Do people really think that a stay at home mom is really on equal footing with a woman who works and takes care of herself? There’s no way those two things are the same. It’s hard for me to believe it’s not just verbally placating these people so they don’t get in trouble with the mommy bloggers."
When are we going to stop judging one another? The woman that chooses to forgo marriage and a family to climb all the way to the top? Good for her. That's her choice. The woman that chooses to work, but doesn't choose to climb the ladder so she has more flexible hours? Way to go. That's her choice. Or, the woman that chooses to stay at home to raise a family? That's her choice, too. And, all of these choices are equally valid.
My mom chose to work while raising my brother and me. She had an extremely successful career, while balancing her roles as wife and mother. She coached our teams, she's been married to my father for 38 years, she seemingly had "it all." I've always wondered if she was disappointed when I didn't return to work after we had our oldest son, that I was "settling" for less than the best, that I was choosing to not have "it all."

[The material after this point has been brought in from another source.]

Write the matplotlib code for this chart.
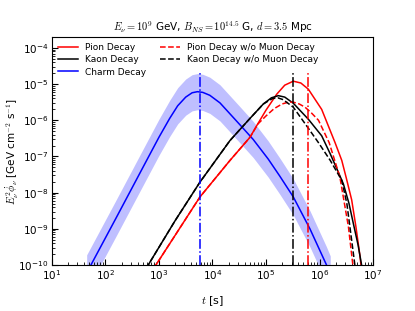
import numpy as np
import matplotlib
matplotlib.use('Agg')
import matplotlib.pyplot as plt

# curves, stored as log10(t [s]) and log10(E^2 phi)
charm_logt = [1.65, 2.2, 2.77, 3.0, 3.2, 3.35, 3.5, 3.62, 3.72, 3.82, 3.95, 4.14,
              4.51, 4.76, 5.04, 5.26, 5.51, 5.82, 6.13, 6.2]
charm_logf = [-10.22, -8.70, -7.11, -6.47, -5.95, -5.60, -5.36, -5.24, -5.21, -5.23,
              -5.31, -5.52, -6.12, -6.53, -7.07, -7.55, -8.12, -9.0, -10.0, -10.25]
charm_hi = [-9.72, -8.20, -6.61, -5.97, -5.45, -5.10, -4.86, -4.74, -4.71, -4.73,
            -4.81, -5.02, -5.62, -6.03, -6.57, -7.05, -7.62, -8.5, -9.5, -9.75]
charm_lo = [-10.72, -9.20, -7.61, -6.97, -6.45, -6.10, -5.86, -5.74, -5.71, -5.73,
            -5.81, -6.02, -6.62, -7.03, -7.57, -8.05, -8.62, -9.5, -10.5, -10.75]

kaon_logt = [2.76, 2.80, 3.30, 3.766, 4.327, 4.70, 4.95, 5.10, 5.23, 5.35, 5.51, 5.79,
             6.04, 6.20, 6.32, 6.445, 6.55, 6.632, 6.72, 6.789, 6.82]
kaon_logf = [-10.10, -10.0, -8.78, -7.71, -6.56, -5.95, -5.55, -5.38, -5.32, -5.36,
             -5.53, -5.97, -6.43, -6.93, -7.33, -7.76, -8.30, -8.86, -9.45, -10.03, -10.3]

kaon_nomu_logt = [2.76, 2.80, 3.30, 3.766, 4.327, 4.70, 4.95, 5.12, 5.22, 5.32, 5.51,
                  5.79, 5.98, 6.20, 6.415, 6.51, 6.60, 6.664, 6.68]
kaon_nomu_logf = [-10.10, -10.0, -8.78, -7.71, -6.56, -5.95, -5.55, -5.40, -5.38, -5.43,
                  -5.64, -6.22, -6.62, -7.11, -7.66, -8.30, -9.32, -10.05, -10.3]

pion_logt = [2.90, 2.944, 3.766, 4.327, 4.701, 4.826, 5.0, 5.2, 5.35, 5.51, 5.65, 5.79,
             6.04, 6.29, 6.415, 6.50, 6.60, 6.68, 6.75, 6.79]
pion_logf = [-10.10, -10.0, -8.12, -7.11, -6.47, -6.15, -5.72, -5.28, -5.03, -4.92,
             -4.97, -5.14, -5.70, -6.62, -7.11, -7.6, -8.2, -8.95, -9.7, -10.2]

pion_nomu_logt = [2.90, 2.944, 3.766, 4.327, 4.701, 4.85, 5.0, 5.15, 5.30, 5.42, 5.51,
                  5.62, 5.73, 5.85, 5.98, 6.18, 6.38, 6.54, 6.63, 6.65]
pion_nomu_logf = [-10.10, -10.0, -8.12, -7.11, -6.47, -6.10, -5.88, -5.68, -5.55, -5.50,
                  -5.50, -5.55, -5.64, -5.80, -6.0, -6.62, -7.57, -8.95, -10.1, -10.3]

# peak times (vertical dash-dot markers)
t_charm_peak = 5.84e3
t_kaon_peak = 3.13e5
t_pion_peak = 6.2e5
vline_top = 2e-5


def tf(logt, logf):
    return 10 ** np.array(logt), 10 ** np.array(logf)


fig = plt.figure(figsize=(4.15, 3.11), dpi=100)
ax = fig.add_axes([0.125, 0.148, 0.774, 0.733])

t, f = tf(pion_logt, pion_logf)
ax.plot(t, f, color='r', lw=1.1, label='Pion Decay')
t, f = tf(kaon_logt, kaon_logf)
ax.plot(t, f, color='k', lw=1.1, label='Kaon Decay')
t, f = tf(charm_logt, charm_logf)
ax.plot(t, f, color='b', lw=1.1, label='Charm Decay')
ax.fill_between(t, 10 ** np.array(charm_lo), 10 ** np.array(charm_hi),
                color='b', alpha=0.25, lw=0)
t, f = tf(pion_nomu_logt, pion_nomu_logf)
ax.plot(t, f, color='r', lw=1.1, ls='--', label='Pion Decay w/o Muon Decay')
t, f = tf(kaon_nomu_logt, kaon_nomu_logf)
ax.plot(t, f, color='k', lw=1.1, ls='--', label='Kaon Decay w/o Muon Decay')

ax.vlines(t_charm_peak, 1e-10, vline_top, colors='b', linestyles='-.', lw=1.1)
ax.vlines(t_kaon_peak, 1e-10, vline_top, colors='k', linestyles='-.', lw=1.1)
ax.vlines(t_pion_peak, 1e-10, vline_top, colors='r', linestyles='-.', lw=1.1)

ax.set_xscale('log')
ax.set_yscale('log')
ax.set_xlim(1e1, 1e7)
ax.set_ylim(1e-10, 2e-4)
ax.set_yticks([1e-10, 1e-9, 1e-8, 1e-7, 1e-6, 1e-5, 1e-4])
ax.tick_params(which='both', direction='in', top=False, right=False, labelsize=7.5)
ax.tick_params(which='major', length=4, pad=2.5)
ax.tick_params(which='minor', length=2)

ax.set_title(r'$E_\nu = 10^9$ GeV, $B_{NS} = 10^{14.5}$ G, $d = 3.5$ Mpc',
             fontsize=7.5, math_fontfamily='cm', pad=4)
ax.set_xlabel(r'$t$ [s]', fontsize=8, math_fontfamily='cm')
ax.xaxis.set_label_coords(0.5, -0.13)
ax.set_ylabel(r'$E_\nu^2\dot{\phi}_\nu$ [GeV cm$^{-2}$ s$^{-1}$]', fontsize=7.5,
              math_fontfamily='cm')
ax.yaxis.set_label_coords(-0.095, 0.5)

ax.legend(ncol=2, loc='upper left', frameon=False, fontsize=6.5,
          handlelength=2.2, columnspacing=1.5, borderaxespad=0.3, labelspacing=0.35)

fig.savefig('out.png', dpi=100)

So, I asked her this morning, "Mom, you're not going to hurt my feelings, but were you disappointed that I chose to stay at home?" She replied sincerely, "No, not disappointed. I was worried about you financially, but I was never disappointed." (It turned out fine financially.) Even though I didn't choose her path, she wasn't disappointed. If my mom, the poster child for "have it all" isn't disappointed in me, no one else should be disappointed or "look down" on me either.
For now, I will choose to forget the original article and remember this from Amy Glass, "Raising kids, managing a household and working a job are all equally important. There is no good or bad, there is only equal."
What do you think? Do you think stay at home moms are being applauded for "doing nothing"? Do you believe that the stay at home mom is equally as important as the mom that chooses a rising career or the woman that forgoes a family for career?